Trimming a governmental budget can trigger real pain and suffering, not the imaginary kind politicians may pontificate about during an election year. We may be feeling the impact of the budget knives for years to come.
The Arkansas Department of Human Services has announced it will cut funding to programs aimed at preventing child abuse, effective July 1, because of a $2.2 million reduction in federal funding.
The questions and answers are never simple when it comes to budgetary matters. The program cuts, which take effect July 1, are in response to a reduction in the funding the state receives through the federal Temporary Assistance for Needy Families program.
DHS is confining the cuts to prevention programs so no caseworker positions will be eliminated. It comes down to keeping caseworkers working to ensure the safety and well-being of children or eliminating programs that have helped thousands of struggling families in Arkansas.
The Human Services Workers in Schools Program, which last year placed workers in 27 school districts and served 15,429 students, will be eliminated. The program has provided student and family counseling, parent training, crisis intervention and other services to aid families and reduce the likelihood of abuse or neglect.
The agency also plans to eliminate the funding it provides for Family Resource Centers, which served 11,448 students in 27 school districts last year. The centers educate parents about child development and appropriate responses to a child’s behavior.

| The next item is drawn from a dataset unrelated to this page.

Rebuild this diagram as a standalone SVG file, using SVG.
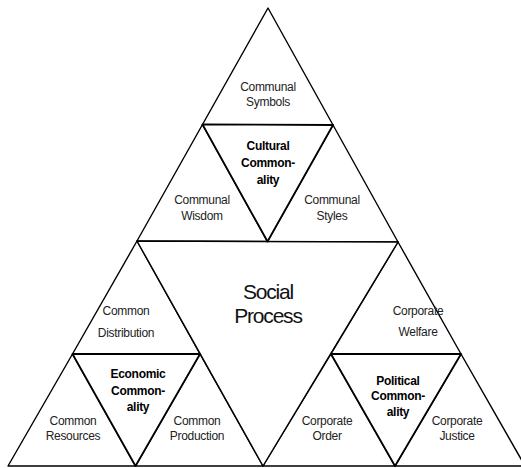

It also means funding cuts for the Crimes Against Children Division (CACD) of the Arkansas State Police and some family support programs. CADC’s child abuse hotline during the last fiscal year received more than 50,000 calls and CACD investigated 6,378 abuse cases.
To maintain the level of services CACD provides means shifting money from elsewhere in the state police budget. It could mean fewer troopers on the highways.
Cutting federal programs has real consequences for real people. Most politicians on Capitol Hill don’t often mention negative consequences when they vote.
An anticipated additional reduction in funding in 2014 would reportedly force the agency to cut back on its child maltreatment investigations. That means more real consequences for children.
Do we save now or pay the price in ruined lives later?
Take Back drugs
The Jefferson County Sheriff’s Department, Pine Bluff Police Department, the Tri-County Drug Task Force and the Drug Enforcement Administration will collect unwanted, unused and expired prescription medications from the public from 10 a.m. to 2 p.m. today at two Pine Bluff locations.
The sheriff’s department mobile command center will be at the Brookshire’s store, 2800 S. Hazel St., and Pine Bluff officers will be at USA Drug, 1401 E. Harding Ave., to accept medication for disposal free of charge with “no questions asked.”
Getting drugs off the street and out of home medicine cabinets is the goal. Prescription drugs taken from homes often find their way to illegal distribution out on the streets. And where do teens find prescription drugs to experiement with? The home.
The rate of prescription drug abuse in our nation and in Jefferson County is high. Fortunately, Arkansas is the top state in its region for collecting prescription medication from the public.
Last year Arkansans turned in 11,924 pounds, or 16.6 million tablets, of prescription drugs at various sites operated by the DEA and more than 100 state and local law enforcement agencies.
Congress adopted the Secure and Responsible Drug Disposal Act of 2010 to amend the Controlled Substances Act to allow an “ultimate user” of controlled substance medications to dispose of them by delivering them to police agencies.
Pending legislation would allow the expansion of the “Take-Back Day” efforts. That’s a real step that could save lives.